## [TASK OBJECTIVE]
Extract each line of the material that follows exactly and omit its pictures.

## [DATA SHOWN]
** begin **

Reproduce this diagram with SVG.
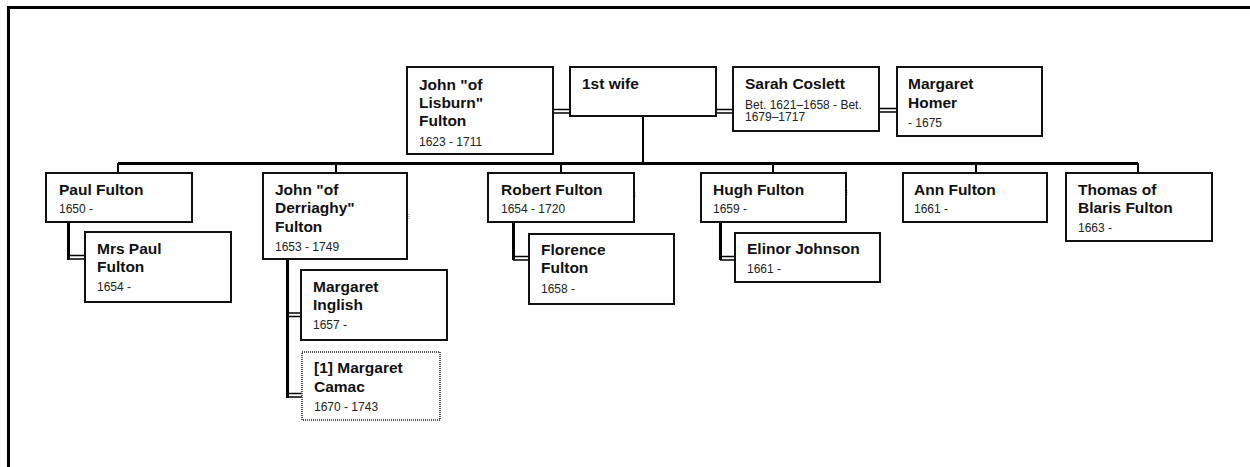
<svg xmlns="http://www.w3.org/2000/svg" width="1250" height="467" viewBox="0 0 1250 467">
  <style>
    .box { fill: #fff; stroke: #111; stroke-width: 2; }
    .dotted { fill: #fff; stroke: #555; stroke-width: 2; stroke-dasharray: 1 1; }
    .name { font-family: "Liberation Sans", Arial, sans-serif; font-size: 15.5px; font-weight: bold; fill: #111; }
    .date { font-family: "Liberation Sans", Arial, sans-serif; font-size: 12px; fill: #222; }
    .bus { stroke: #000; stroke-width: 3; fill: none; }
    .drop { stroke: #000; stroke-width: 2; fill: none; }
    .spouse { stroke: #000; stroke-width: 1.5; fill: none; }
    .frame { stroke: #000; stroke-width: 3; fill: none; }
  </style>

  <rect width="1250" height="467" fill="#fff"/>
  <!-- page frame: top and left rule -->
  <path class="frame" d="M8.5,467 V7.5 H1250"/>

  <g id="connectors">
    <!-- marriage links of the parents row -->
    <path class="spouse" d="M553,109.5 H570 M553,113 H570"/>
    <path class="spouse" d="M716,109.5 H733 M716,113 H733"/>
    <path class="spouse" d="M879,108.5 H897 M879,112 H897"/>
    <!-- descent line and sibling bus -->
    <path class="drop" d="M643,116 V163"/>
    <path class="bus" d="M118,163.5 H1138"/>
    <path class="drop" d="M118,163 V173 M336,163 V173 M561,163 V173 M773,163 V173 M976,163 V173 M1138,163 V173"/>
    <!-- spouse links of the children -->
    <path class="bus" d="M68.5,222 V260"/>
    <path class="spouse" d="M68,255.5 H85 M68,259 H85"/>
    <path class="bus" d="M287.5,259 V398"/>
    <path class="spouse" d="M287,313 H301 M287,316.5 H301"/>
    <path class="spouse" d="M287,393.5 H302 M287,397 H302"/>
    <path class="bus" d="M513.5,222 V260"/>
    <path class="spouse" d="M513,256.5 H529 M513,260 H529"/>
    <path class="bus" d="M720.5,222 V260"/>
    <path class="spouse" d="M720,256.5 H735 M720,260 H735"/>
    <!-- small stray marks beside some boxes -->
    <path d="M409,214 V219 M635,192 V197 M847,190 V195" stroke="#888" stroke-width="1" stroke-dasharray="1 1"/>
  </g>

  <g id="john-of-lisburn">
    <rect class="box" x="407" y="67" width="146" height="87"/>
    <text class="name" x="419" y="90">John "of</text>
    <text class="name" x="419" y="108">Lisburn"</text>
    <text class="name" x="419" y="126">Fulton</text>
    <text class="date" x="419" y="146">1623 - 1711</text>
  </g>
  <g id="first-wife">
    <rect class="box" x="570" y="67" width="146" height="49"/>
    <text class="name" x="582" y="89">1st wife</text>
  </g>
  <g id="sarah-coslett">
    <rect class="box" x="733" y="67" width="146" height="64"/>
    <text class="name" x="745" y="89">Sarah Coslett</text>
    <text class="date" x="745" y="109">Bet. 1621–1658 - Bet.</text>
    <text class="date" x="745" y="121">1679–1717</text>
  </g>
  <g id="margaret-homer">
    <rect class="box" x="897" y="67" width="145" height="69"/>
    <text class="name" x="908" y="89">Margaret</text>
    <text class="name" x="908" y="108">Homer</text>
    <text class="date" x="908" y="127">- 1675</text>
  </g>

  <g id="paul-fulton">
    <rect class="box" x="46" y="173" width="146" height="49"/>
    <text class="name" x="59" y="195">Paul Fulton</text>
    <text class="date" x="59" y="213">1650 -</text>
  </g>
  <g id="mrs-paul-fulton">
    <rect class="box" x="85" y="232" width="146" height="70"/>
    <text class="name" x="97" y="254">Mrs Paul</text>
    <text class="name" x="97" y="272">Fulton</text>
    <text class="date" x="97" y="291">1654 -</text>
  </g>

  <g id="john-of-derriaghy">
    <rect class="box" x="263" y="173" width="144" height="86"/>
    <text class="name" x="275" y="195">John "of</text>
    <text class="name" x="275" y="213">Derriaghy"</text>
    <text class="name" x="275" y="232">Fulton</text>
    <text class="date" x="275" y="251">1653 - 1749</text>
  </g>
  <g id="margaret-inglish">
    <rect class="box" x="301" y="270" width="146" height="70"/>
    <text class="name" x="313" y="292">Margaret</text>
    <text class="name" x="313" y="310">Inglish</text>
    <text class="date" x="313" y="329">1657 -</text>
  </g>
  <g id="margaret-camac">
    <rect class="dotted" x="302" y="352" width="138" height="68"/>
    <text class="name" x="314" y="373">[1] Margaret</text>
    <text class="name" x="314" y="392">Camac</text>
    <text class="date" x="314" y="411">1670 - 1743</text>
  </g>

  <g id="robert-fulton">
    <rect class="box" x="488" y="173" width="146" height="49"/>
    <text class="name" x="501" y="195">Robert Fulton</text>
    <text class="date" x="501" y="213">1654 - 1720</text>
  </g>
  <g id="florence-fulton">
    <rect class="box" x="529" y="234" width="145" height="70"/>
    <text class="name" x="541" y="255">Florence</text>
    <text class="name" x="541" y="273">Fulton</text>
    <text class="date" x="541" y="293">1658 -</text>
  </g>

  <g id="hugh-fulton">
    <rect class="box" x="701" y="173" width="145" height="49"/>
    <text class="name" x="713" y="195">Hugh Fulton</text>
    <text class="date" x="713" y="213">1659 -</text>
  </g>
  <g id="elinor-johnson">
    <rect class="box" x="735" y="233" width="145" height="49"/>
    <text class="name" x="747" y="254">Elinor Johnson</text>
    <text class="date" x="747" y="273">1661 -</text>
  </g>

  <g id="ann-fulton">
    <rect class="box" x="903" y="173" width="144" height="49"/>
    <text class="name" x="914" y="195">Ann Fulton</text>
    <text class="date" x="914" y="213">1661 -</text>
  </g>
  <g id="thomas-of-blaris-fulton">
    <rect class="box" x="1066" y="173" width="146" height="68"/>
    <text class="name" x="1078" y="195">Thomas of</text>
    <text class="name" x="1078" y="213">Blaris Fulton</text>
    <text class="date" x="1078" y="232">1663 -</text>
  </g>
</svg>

** end **

## [EXPECTED OUTPUT]
Reproduce this diagram with SVG.
<svg xmlns="http://www.w3.org/2000/svg" width="1250" height="467" viewBox="0 0 1250 467">
  <style>
    .box { fill: #fff; stroke: #111; stroke-width: 2; }
    .dotted { fill: #fff; stroke: #555; stroke-width: 2; stroke-dasharray: 1 1; }
    .name { font-family: "Liberation Sans", Arial, sans-serif; font-size: 15.5px; font-weight: bold; fill: #111; }
    .date { font-family: "Liberation Sans", Arial, sans-serif; font-size: 12px; fill: #222; }
    .bus { stroke: #000; stroke-width: 3; fill: none; }
    .drop { stroke: #000; stroke-width: 2; fill: none; }
    .spouse { stroke: #000; stroke-width: 1.5; fill: none; }
    .frame { stroke: #000; stroke-width: 3; fill: none; }
  </style>

  <rect width="1250" height="467" fill="#fff"/>
  <!-- page frame: top and left rule -->
  <path class="frame" d="M8.5,467 V7.5 H1250"/>

  <g id="connectors">
    <!-- marriage links of the parents row -->
    <path class="spouse" d="M553,109.5 H570 M553,113 H570"/>
    <path class="spouse" d="M716,109.5 H733 M716,113 H733"/>
    <path class="spouse" d="M879,108.5 H897 M879,112 H897"/>
    <!-- descent line and sibling bus -->
    <path class="drop" d="M643,116 V163"/>
    <path class="bus" d="M118,163.5 H1138"/>
    <path class="drop" d="M118,163 V173 M336,163 V173 M561,163 V173 M773,163 V173 M976,163 V173 M1138,163 V173"/>
    <!-- spouse links of the children -->
    <path class="bus" d="M68.5,222 V260"/>
    <path class="spouse" d="M68,255.5 H85 M68,259 H85"/>
    <path class="bus" d="M287.5,259 V398"/>
    <path class="spouse" d="M287,313 H301 M287,316.5 H301"/>
    <path class="spouse" d="M287,393.5 H302 M287,397 H302"/>
    <path class="bus" d="M513.5,222 V260"/>
    <path class="spouse" d="M513,256.5 H529 M513,260 H529"/>
    <path class="bus" d="M720.5,222 V260"/>
    <path class="spouse" d="M720,256.5 H735 M720,260 H735"/>
    <!-- small stray marks beside some boxes -->
    <path d="M409,214 V219 M635,192 V197 M847,190 V195" stroke="#888" stroke-width="1" stroke-dasharray="1 1"/>
  </g>

  <g id="john-of-lisburn">
    <rect class="box" x="407" y="67" width="146" height="87"/>
    <text class="name" x="419" y="90">John "of</text>
    <text class="name" x="419" y="108">Lisburn"</text>
    <text class="name" x="419" y="126">Fulton</text>
    <text class="date" x="419" y="146">1623 - 1711</text>
  </g>
  <g id="first-wife">
    <rect class="box" x="570" y="67" width="146" height="49"/>
    <text class="name" x="582" y="89">1st wife</text>
  </g>
  <g id="sarah-coslett">
    <rect class="box" x="733" y="67" width="146" height="64"/>
    <text class="name" x="745" y="89">Sarah Coslett</text>
    <text class="date" x="745" y="109">Bet. 1621–1658 - Bet.</text>
    <text class="date" x="745" y="121">1679–1717</text>
  </g>
  <g id="margaret-homer">
    <rect class="box" x="897" y="67" width="145" height="69"/>
    <text class="name" x="908" y="89">Margaret</text>
    <text class="name" x="908" y="108">Homer</text>
    <text class="date" x="908" y="127">- 1675</text>
  </g>

  <g id="paul-fulton">
    <rect class="box" x="46" y="173" width="146" height="49"/>
    <text class="name" x="59" y="195">Paul Fulton</text>
    <text class="date" x="59" y="213">1650 -</text>
  </g>
  <g id="mrs-paul-fulton">
    <rect class="box" x="85" y="232" width="146" height="70"/>
    <text class="name" x="97" y="254">Mrs Paul</text>
    <text class="name" x="97" y="272">Fulton</text>
    <text class="date" x="97" y="291">1654 -</text>
  </g>

  <g id="john-of-derriaghy">
    <rect class="box" x="263" y="173" width="144" height="86"/>
    <text class="name" x="275" y="195">John "of</text>
    <text class="name" x="275" y="213">Derriaghy"</text>
    <text class="name" x="275" y="232">Fulton</text>
    <text class="date" x="275" y="251">1653 - 1749</text>
  </g>
  <g id="margaret-inglish">
    <rect class="box" x="301" y="270" width="146" height="70"/>
    <text class="name" x="313" y="292">Margaret</text>
    <text class="name" x="313" y="310">Inglish</text>
    <text class="date" x="313" y="329">1657 -</text>
  </g>
  <g id="margaret-camac">
    <rect class="dotted" x="302" y="352" width="138" height="68"/>
    <text class="name" x="314" y="373">[1] Margaret</text>
    <text class="name" x="314" y="392">Camac</text>
    <text class="date" x="314" y="411">1670 - 1743</text>
  </g>

  <g id="robert-fulton">
    <rect class="box" x="488" y="173" width="146" height="49"/>
    <text class="name" x="501" y="195">Robert Fulton</text>
    <text class="date" x="501" y="213">1654 - 1720</text>
  </g>
  <g id="florence-fulton">
    <rect class="box" x="529" y="234" width="145" height="70"/>
    <text class="name" x="541" y="255">Florence</text>
    <text class="name" x="541" y="273">Fulton</text>
    <text class="date" x="541" y="293">1658 -</text>
  </g>

  <g id="hugh-fulton">
    <rect class="box" x="701" y="173" width="145" height="49"/>
    <text class="name" x="713" y="195">Hugh Fulton</text>
    <text class="date" x="713" y="213">1659 -</text>
  </g>
  <g id="elinor-johnson">
    <rect class="box" x="735" y="233" width="145" height="49"/>
    <text class="name" x="747" y="254">Elinor Johnson</text>
    <text class="date" x="747" y="273">1661 -</text>
  </g>

  <g id="ann-fulton">
    <rect class="box" x="903" y="173" width="144" height="49"/>
    <text class="name" x="914" y="195">Ann Fulton</text>
    <text class="date" x="914" y="213">1661 -</text>
  </g>
  <g id="thomas-of-blaris-fulton">
    <rect class="box" x="1066" y="173" width="146" height="68"/>
    <text class="name" x="1078" y="195">Thomas of</text>
    <text class="name" x="1078" y="213">Blaris Fulton</text>
    <text class="date" x="1078" y="232">1663 -</text>
  </g>
</svg>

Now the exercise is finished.